* **GIVEN REQUEST**
Drop the pictures, then extract the listing word for word.

* **DATASET EXCERPT**
==========

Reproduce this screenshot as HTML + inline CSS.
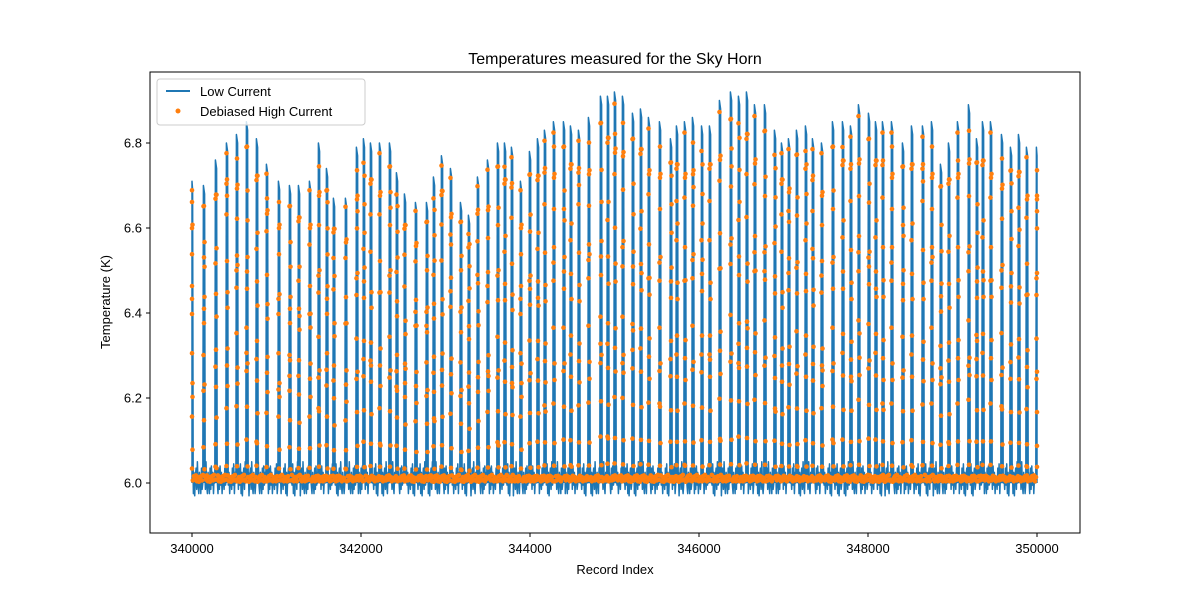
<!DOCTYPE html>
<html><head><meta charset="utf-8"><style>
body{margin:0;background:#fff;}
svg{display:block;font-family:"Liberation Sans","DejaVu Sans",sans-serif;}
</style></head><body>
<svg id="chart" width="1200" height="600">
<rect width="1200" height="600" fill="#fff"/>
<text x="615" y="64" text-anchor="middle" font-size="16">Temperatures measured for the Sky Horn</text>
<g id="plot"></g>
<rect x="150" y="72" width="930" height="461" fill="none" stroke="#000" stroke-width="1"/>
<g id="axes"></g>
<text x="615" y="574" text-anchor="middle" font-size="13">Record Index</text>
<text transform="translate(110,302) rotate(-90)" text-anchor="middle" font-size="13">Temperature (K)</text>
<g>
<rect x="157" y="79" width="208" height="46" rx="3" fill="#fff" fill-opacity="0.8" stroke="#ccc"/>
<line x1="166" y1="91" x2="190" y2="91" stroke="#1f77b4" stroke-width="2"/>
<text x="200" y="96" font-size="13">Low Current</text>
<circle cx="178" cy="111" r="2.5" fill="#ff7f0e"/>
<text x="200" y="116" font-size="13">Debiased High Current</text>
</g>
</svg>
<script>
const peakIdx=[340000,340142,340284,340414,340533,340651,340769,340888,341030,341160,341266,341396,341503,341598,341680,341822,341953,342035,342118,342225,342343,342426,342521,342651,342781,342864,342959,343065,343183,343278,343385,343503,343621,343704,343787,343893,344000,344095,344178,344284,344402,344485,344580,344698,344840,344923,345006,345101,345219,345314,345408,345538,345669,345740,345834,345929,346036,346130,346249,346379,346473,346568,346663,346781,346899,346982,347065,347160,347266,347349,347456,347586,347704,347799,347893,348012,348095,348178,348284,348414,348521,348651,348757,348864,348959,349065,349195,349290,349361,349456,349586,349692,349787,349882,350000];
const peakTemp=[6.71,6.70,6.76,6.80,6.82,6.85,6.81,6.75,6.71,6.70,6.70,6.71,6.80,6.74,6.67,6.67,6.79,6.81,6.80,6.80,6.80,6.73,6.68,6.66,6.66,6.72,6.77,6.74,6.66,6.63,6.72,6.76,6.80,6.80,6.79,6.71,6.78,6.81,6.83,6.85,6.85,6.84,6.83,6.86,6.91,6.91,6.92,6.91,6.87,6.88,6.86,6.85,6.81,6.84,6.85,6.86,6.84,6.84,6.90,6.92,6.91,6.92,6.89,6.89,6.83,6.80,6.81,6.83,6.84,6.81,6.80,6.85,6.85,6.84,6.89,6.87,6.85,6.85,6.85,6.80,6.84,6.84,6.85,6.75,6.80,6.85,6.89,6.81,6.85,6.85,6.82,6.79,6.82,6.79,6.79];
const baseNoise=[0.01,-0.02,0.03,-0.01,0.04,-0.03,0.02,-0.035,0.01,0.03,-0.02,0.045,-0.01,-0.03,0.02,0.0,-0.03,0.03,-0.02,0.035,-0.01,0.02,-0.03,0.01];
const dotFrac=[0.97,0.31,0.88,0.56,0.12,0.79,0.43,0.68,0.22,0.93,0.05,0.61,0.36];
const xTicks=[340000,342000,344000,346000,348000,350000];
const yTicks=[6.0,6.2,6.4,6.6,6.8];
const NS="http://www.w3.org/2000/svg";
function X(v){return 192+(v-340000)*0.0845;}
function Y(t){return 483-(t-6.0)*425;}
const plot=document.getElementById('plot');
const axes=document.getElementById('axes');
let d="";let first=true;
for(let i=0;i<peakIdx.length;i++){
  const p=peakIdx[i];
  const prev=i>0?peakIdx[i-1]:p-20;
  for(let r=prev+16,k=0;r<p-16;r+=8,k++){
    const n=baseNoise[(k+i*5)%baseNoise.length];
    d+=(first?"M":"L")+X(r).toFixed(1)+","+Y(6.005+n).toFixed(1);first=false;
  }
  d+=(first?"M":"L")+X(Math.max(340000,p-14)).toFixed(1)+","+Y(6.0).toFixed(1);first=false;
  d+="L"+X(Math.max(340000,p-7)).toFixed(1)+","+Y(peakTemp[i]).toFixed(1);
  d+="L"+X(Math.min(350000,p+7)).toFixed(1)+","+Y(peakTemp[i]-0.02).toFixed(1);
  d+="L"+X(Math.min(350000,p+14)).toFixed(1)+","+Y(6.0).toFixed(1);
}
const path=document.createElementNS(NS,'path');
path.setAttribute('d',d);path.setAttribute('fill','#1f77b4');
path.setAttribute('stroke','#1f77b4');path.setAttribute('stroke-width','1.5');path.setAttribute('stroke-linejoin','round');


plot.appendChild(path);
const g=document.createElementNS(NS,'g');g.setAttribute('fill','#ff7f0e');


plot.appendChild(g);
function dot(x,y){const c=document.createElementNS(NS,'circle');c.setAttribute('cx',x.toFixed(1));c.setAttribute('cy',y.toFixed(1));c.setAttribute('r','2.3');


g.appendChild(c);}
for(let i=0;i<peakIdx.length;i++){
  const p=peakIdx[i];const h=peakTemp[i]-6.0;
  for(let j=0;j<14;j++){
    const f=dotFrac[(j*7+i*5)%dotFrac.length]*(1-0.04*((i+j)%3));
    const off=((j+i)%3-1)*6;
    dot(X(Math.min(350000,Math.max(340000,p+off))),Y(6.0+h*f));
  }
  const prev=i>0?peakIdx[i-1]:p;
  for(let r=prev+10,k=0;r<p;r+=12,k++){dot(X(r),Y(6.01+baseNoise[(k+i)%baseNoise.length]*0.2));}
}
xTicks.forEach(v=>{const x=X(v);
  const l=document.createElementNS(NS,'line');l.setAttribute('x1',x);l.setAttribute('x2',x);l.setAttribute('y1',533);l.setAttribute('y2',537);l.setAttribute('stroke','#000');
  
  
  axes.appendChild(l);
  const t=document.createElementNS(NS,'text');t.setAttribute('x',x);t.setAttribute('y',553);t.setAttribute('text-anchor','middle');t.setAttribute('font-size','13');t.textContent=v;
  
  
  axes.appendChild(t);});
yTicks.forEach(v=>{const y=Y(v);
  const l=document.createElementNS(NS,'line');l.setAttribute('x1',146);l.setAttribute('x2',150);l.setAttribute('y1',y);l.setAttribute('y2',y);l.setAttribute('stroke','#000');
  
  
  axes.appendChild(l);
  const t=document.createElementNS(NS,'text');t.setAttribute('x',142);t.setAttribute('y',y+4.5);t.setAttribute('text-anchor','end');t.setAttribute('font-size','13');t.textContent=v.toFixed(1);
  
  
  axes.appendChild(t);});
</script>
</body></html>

==========

* **SOLUTION FOR THIS TASK**
Reproduce this screenshot as HTML + inline CSS.
<!DOCTYPE html>
<html><head><meta charset="utf-8"><style>
body{margin:0;background:#fff;}
svg{display:block;font-family:"Liberation Sans","DejaVu Sans",sans-serif;}
</style></head><body>
<svg id="chart" width="1200" height="600">
<rect width="1200" height="600" fill="#fff"/>
<text x="615" y="64" text-anchor="middle" font-size="16">Temperatures measured for the Sky Horn</text>
<g id="plot"></g>
<rect x="150" y="72" width="930" height="461" fill="none" stroke="#000" stroke-width="1"/>
<g id="axes"></g>
<text x="615" y="574" text-anchor="middle" font-size="13">Record Index</text>
<text transform="translate(110,302) rotate(-90)" text-anchor="middle" font-size="13">Temperature (K)</text>
<g>
<rect x="157" y="79" width="208" height="46" rx="3" fill="#fff" fill-opacity="0.8" stroke="#ccc"/>
<line x1="166" y1="91" x2="190" y2="91" stroke="#1f77b4" stroke-width="2"/>
<text x="200" y="96" font-size="13">Low Current</text>
<circle cx="178" cy="111" r="2.5" fill="#ff7f0e"/>
<text x="200" y="116" font-size="13">Debiased High Current</text>
</g>
</svg>
<script>
const peakIdx=[340000,340142,340284,340414,340533,340651,340769,340888,341030,341160,341266,341396,341503,341598,341680,341822,341953,342035,342118,342225,342343,342426,342521,342651,342781,342864,342959,343065,343183,343278,343385,343503,343621,343704,343787,343893,344000,344095,344178,344284,344402,344485,344580,344698,344840,344923,345006,345101,345219,345314,345408,345538,345669,345740,345834,345929,346036,346130,346249,346379,346473,346568,346663,346781,346899,346982,347065,347160,347266,347349,347456,347586,347704,347799,347893,348012,348095,348178,348284,348414,348521,348651,348757,348864,348959,349065,349195,349290,349361,349456,349586,349692,349787,349882,350000];
const peakTemp=[6.71,6.70,6.76,6.80,6.82,6.85,6.81,6.75,6.71,6.70,6.70,6.71,6.80,6.74,6.67,6.67,6.79,6.81,6.80,6.80,6.80,6.73,6.68,6.66,6.66,6.72,6.77,6.74,6.66,6.63,6.72,6.76,6.80,6.80,6.79,6.71,6.78,6.81,6.83,6.85,6.85,6.84,6.83,6.86,6.91,6.91,6.92,6.91,6.87,6.88,6.86,6.85,6.81,6.84,6.85,6.86,6.84,6.84,6.90,6.92,6.91,6.92,6.89,6.89,6.83,6.80,6.81,6.83,6.84,6.81,6.80,6.85,6.85,6.84,6.89,6.87,6.85,6.85,6.85,6.80,6.84,6.84,6.85,6.75,6.80,6.85,6.89,6.81,6.85,6.85,6.82,6.79,6.82,6.79,6.79];
const baseNoise=[0.01,-0.02,0.03,-0.01,0.04,-0.03,0.02,-0.035,0.01,0.03,-0.02,0.045,-0.01,-0.03,0.02,0.0,-0.03,0.03,-0.02,0.035,-0.01,0.02,-0.03,0.01];
const dotFrac=[0.97,0.31,0.88,0.56,0.12,0.79,0.43,0.68,0.22,0.93,0.05,0.61,0.36];
const xTicks=[340000,342000,344000,346000,348000,350000];
const yTicks=[6.0,6.2,6.4,6.6,6.8];
const NS="http://www.w3.org/2000/svg";
function X(v){return 192+(v-340000)*0.0845;}
function Y(t){return 483-(t-6.0)*425;}
const plot=document.getElementById('plot');
const axes=document.getElementById('axes');
let d="";let first=true;
for(let i=0;i<peakIdx.length;i++){
  const p=peakIdx[i];
  const prev=i>0?peakIdx[i-1]:p-20;
  for(let r=prev+16,k=0;r<p-16;r+=8,k++){
    const n=baseNoise[(k+i*5)%baseNoise.length];
    d+=(first?"M":"L")+X(r).toFixed(1)+","+Y(6.005+n).toFixed(1);first=false;
  }
  d+=(first?"M":"L")+X(Math.max(340000,p-14)).toFixed(1)+","+Y(6.0).toFixed(1);first=false;
  d+="L"+X(Math.max(340000,p-7)).toFixed(1)+","+Y(peakTemp[i]).toFixed(1);
  d+="L"+X(Math.min(350000,p+7)).toFixed(1)+","+Y(peakTemp[i]-0.02).toFixed(1);
  d+="L"+X(Math.min(350000,p+14)).toFixed(1)+","+Y(6.0).toFixed(1);
}
const path=document.createElementNS(NS,'path');
path.setAttribute('d',d);path.setAttribute('fill','#1f77b4');
path.setAttribute('stroke','#1f77b4');path.setAttribute('stroke-width','1.5');path.setAttribute('stroke-linejoin','round');


plot.appendChild(path);
const g=document.createElementNS(NS,'g');g.setAttribute('fill','#ff7f0e');


plot.appendChild(g);
function dot(x,y){const c=document.createElementNS(NS,'circle');c.setAttribute('cx',x.toFixed(1));c.setAttribute('cy',y.toFixed(1));c.setAttribute('r','2.3');


g.appendChild(c);}
for(let i=0;i<peakIdx.length;i++){
  const p=peakIdx[i];const h=peakTemp[i]-6.0;
  for(let j=0;j<14;j++){
    const f=dotFrac[(j*7+i*5)%dotFrac.length]*(1-0.04*((i+j)%3));
    const off=((j+i)%3-1)*6;
    dot(X(Math.min(350000,Math.max(340000,p+off))),Y(6.0+h*f));
  }
  const prev=i>0?peakIdx[i-1]:p;
  for(let r=prev+10,k=0;r<p;r+=12,k++){dot(X(r),Y(6.01+baseNoise[(k+i)%baseNoise.length]*0.2));}
}
xTicks.forEach(v=>{const x=X(v);
  const l=document.createElementNS(NS,'line');l.setAttribute('x1',x);l.setAttribute('x2',x);l.setAttribute('y1',533);l.setAttribute('y2',537);l.setAttribute('stroke','#000');
  
  
  axes.appendChild(l);
  const t=document.createElementNS(NS,'text');t.setAttribute('x',x);t.setAttribute('y',553);t.setAttribute('text-anchor','middle');t.setAttribute('font-size','13');t.textContent=v;
  
  
  axes.appendChild(t);});
yTicks.forEach(v=>{const y=Y(v);
  const l=document.createElementNS(NS,'line');l.setAttribute('x1',146);l.setAttribute('x2',150);l.setAttribute('y1',y);l.setAttribute('y2',y);l.setAttribute('stroke','#000');
  
  
  axes.appendChild(l);
  const t=document.createElementNS(NS,'text');t.setAttribute('x',142);t.setAttribute('y',y+4.5);t.setAttribute('text-anchor','end');t.setAttribute('font-size','13');t.textContent=v.toFixed(1);
  
  
  axes.appendChild(t);});
</script>
</body></html>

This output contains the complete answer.